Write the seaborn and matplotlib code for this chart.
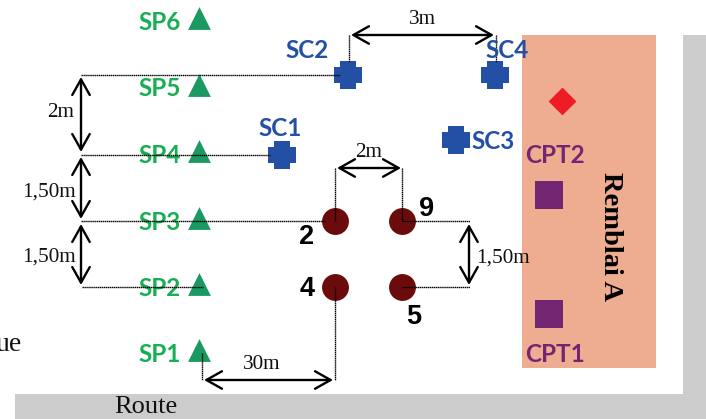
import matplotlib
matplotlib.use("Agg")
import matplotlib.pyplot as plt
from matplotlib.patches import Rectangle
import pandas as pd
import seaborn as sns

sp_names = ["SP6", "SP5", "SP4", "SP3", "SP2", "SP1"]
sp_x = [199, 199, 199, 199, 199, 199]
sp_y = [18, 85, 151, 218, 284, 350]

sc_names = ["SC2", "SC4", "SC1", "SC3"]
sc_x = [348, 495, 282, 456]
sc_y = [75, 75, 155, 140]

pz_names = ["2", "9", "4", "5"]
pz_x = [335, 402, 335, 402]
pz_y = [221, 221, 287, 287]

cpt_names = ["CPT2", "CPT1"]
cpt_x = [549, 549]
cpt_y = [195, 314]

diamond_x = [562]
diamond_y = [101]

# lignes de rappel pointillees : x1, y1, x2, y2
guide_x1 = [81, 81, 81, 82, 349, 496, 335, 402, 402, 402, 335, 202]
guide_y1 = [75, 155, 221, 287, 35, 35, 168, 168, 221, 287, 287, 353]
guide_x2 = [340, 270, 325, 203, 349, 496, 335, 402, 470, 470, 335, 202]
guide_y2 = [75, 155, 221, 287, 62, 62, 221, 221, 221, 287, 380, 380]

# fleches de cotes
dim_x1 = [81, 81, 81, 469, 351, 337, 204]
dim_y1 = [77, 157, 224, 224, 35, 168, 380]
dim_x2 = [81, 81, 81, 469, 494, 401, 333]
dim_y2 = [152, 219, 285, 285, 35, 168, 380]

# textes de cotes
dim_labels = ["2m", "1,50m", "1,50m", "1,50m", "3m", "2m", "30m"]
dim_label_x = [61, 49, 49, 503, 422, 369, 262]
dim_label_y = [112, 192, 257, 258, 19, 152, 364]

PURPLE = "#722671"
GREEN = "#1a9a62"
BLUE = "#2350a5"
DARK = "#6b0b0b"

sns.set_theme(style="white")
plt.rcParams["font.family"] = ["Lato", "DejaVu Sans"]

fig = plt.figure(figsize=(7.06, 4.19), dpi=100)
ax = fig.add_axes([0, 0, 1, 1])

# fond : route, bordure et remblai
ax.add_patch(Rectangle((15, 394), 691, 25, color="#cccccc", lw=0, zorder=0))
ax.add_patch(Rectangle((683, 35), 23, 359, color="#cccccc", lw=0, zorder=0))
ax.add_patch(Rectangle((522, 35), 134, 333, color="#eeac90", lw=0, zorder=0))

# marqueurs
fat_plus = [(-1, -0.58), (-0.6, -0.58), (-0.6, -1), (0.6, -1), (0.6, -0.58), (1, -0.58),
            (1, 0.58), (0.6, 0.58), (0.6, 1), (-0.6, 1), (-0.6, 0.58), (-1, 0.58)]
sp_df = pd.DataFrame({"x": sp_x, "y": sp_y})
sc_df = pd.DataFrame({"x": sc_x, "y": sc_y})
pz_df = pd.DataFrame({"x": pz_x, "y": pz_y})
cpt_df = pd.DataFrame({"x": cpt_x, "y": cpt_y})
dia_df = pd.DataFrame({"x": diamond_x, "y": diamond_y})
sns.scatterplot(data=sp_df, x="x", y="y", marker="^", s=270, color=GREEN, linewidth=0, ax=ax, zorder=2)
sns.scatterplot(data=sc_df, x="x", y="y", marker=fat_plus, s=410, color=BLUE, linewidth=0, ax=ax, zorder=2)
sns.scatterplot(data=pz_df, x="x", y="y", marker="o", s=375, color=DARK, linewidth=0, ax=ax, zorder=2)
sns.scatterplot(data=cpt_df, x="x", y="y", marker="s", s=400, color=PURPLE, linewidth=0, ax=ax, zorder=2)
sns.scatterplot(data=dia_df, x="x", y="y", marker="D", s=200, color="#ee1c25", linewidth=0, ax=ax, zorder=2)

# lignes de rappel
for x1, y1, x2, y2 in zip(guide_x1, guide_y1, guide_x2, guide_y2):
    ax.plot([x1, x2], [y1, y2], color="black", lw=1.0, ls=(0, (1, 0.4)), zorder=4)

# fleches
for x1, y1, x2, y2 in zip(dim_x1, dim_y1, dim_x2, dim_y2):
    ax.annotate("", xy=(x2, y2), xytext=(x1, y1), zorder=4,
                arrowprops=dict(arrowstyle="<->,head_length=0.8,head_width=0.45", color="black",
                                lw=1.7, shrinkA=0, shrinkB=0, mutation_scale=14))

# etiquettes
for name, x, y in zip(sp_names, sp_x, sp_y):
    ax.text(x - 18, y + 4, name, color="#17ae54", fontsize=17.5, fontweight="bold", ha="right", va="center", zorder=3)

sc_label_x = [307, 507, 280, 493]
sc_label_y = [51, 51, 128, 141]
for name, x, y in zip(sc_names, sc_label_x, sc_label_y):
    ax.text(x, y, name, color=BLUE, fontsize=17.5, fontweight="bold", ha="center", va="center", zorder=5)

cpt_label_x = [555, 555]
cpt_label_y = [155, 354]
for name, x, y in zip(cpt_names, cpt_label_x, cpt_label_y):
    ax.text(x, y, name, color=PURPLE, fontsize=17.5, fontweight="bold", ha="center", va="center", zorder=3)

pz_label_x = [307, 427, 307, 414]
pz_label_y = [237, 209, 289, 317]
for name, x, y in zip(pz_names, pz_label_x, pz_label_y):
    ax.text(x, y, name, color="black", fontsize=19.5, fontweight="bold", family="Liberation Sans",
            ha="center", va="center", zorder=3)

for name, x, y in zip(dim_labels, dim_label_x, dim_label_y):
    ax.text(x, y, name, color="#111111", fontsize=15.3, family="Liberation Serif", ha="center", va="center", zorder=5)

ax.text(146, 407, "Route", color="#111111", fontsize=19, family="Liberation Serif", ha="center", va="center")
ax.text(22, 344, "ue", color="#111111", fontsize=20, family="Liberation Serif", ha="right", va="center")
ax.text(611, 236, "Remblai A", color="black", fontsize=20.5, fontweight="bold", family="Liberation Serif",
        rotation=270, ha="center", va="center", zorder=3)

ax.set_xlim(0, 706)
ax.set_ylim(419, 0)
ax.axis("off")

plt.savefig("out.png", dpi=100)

__Problem to work on__:
Except for the pictures, reproduce every line exactly.

__Reply to the task__:
Write the seaborn and matplotlib code for this chart.
import matplotlib
matplotlib.use("Agg")
import matplotlib.pyplot as plt
from matplotlib.patches import Rectangle
import pandas as pd
import seaborn as sns

sp_names = ["SP6", "SP5", "SP4", "SP3", "SP2", "SP1"]
sp_x = [199, 199, 199, 199, 199, 199]
sp_y = [18, 85, 151, 218, 284, 350]

sc_names = ["SC2", "SC4", "SC1", "SC3"]
sc_x = [348, 495, 282, 456]
sc_y = [75, 75, 155, 140]

pz_names = ["2", "9", "4", "5"]
pz_x = [335, 402, 335, 402]
pz_y = [221, 221, 287, 287]

cpt_names = ["CPT2", "CPT1"]
cpt_x = [549, 549]
cpt_y = [195, 314]

diamond_x = [562]
diamond_y = [101]

# lignes de rappel pointillees : x1, y1, x2, y2
guide_x1 = [81, 81, 81, 82, 349, 496, 335, 402, 402, 402, 335, 202]
guide_y1 = [75, 155, 221, 287, 35, 35, 168, 168, 221, 287, 287, 353]
guide_x2 = [340, 270, 325, 203, 349, 496, 335, 402, 470, 470, 335, 202]
guide_y2 = [75, 155, 221, 287, 62, 62, 221, 221, 221, 287, 380, 380]

# fleches de cotes
dim_x1 = [81, 81, 81, 469, 351, 337, 204]
dim_y1 = [77, 157, 224, 224, 35, 168, 380]
dim_x2 = [81, 81, 81, 469, 494, 401, 333]
dim_y2 = [152, 219, 285, 285, 35, 168, 380]

# textes de cotes
dim_labels = ["2m", "1,50m", "1,50m", "1,50m", "3m", "2m", "30m"]
dim_label_x = [61, 49, 49, 503, 422, 369, 262]
dim_label_y = [112, 192, 257, 258, 19, 152, 364]

PURPLE = "#722671"
GREEN = "#1a9a62"
BLUE = "#2350a5"
DARK = "#6b0b0b"

sns.set_theme(style="white")
plt.rcParams["font.family"] = ["Lato", "DejaVu Sans"]

fig = plt.figure(figsize=(7.06, 4.19), dpi=100)
ax = fig.add_axes([0, 0, 1, 1])

# fond : route, bordure et remblai
ax.add_patch(Rectangle((15, 394), 691, 25, color="#cccccc", lw=0, zorder=0))
ax.add_patch(Rectangle((683, 35), 23, 359, color="#cccccc", lw=0, zorder=0))
ax.add_patch(Rectangle((522, 35), 134, 333, color="#eeac90", lw=0, zorder=0))

# marqueurs
fat_plus = [(-1, -0.58), (-0.6, -0.58), (-0.6, -1), (0.6, -1), (0.6, -0.58), (1, -0.58),
            (1, 0.58), (0.6, 0.58), (0.6, 1), (-0.6, 1), (-0.6, 0.58), (-1, 0.58)]
sp_df = pd.DataFrame({"x": sp_x, "y": sp_y})
sc_df = pd.DataFrame({"x": sc_x, "y": sc_y})
pz_df = pd.DataFrame({"x": pz_x, "y": pz_y})
cpt_df = pd.DataFrame({"x": cpt_x, "y": cpt_y})
dia_df = pd.DataFrame({"x": diamond_x, "y": diamond_y})
sns.scatterplot(data=sp_df, x="x", y="y", marker="^", s=270, color=GREEN, linewidth=0, ax=ax, zorder=2)
sns.scatterplot(data=sc_df, x="x", y="y", marker=fat_plus, s=410, color=BLUE, linewidth=0, ax=ax, zorder=2)
sns.scatterplot(data=pz_df, x="x", y="y", marker="o", s=375, color=DARK, linewidth=0, ax=ax, zorder=2)
sns.scatterplot(data=cpt_df, x="x", y="y", marker="s", s=400, color=PURPLE, linewidth=0, ax=ax, zorder=2)
sns.scatterplot(data=dia_df, x="x", y="y", marker="D", s=200, color="#ee1c25", linewidth=0, ax=ax, zorder=2)

# lignes de rappel
for x1, y1, x2, y2 in zip(guide_x1, guide_y1, guide_x2, guide_y2):
    ax.plot([x1, x2], [y1, y2], color="black", lw=1.0, ls=(0, (1, 0.4)), zorder=4)

# fleches
for x1, y1, x2, y2 in zip(dim_x1, dim_y1, dim_x2, dim_y2):
    ax.annotate("", xy=(x2, y2), xytext=(x1, y1), zorder=4,
                arrowprops=dict(arrowstyle="<->,head_length=0.8,head_width=0.45", color="black",
                                lw=1.7, shrinkA=0, shrinkB=0, mutation_scale=14))

# etiquettes
for name, x, y in zip(sp_names, sp_x, sp_y):
    ax.text(x - 18, y + 4, name, color="#17ae54", fontsize=17.5, fontweight="bold", ha="right", va="center", zorder=3)

sc_label_x = [307, 507, 280, 493]
sc_label_y = [51, 51, 128, 141]
for name, x, y in zip(sc_names, sc_label_x, sc_label_y):
    ax.text(x, y, name, color=BLUE, fontsize=17.5, fontweight="bold", ha="center", va="center", zorder=5)

cpt_label_x = [555, 555]
cpt_label_y = [155, 354]
for name, x, y in zip(cpt_names, cpt_label_x, cpt_label_y):
    ax.text(x, y, name, color=PURPLE, fontsize=17.5, fontweight="bold", ha="center", va="center", zorder=3)

pz_label_x = [307, 427, 307, 414]
pz_label_y = [237, 209, 289, 317]
for name, x, y in zip(pz_names, pz_label_x, pz_label_y):
    ax.text(x, y, name, color="black", fontsize=19.5, fontweight="bold", family="Liberation Sans",
            ha="center", va="center", zorder=3)

for name, x, y in zip(dim_labels, dim_label_x, dim_label_y):
    ax.text(x, y, name, color="#111111", fontsize=15.3, family="Liberation Serif", ha="center", va="center", zorder=5)

ax.text(146, 407, "Route", color="#111111", fontsize=19, family="Liberation Serif", ha="center", va="center")
ax.text(22, 344, "ue", color="#111111", fontsize=20, family="Liberation Serif", ha="right", va="center")
ax.text(611, 236, "Remblai A", color="black", fontsize=20.5, fontweight="bold", family="Liberation Serif",
        rotation=270, ha="center", va="center", zorder=3)

ax.set_xlim(0, 706)
ax.set_ylim(419, 0)
ax.axis("off")

plt.savefig("out.png", dpi=100)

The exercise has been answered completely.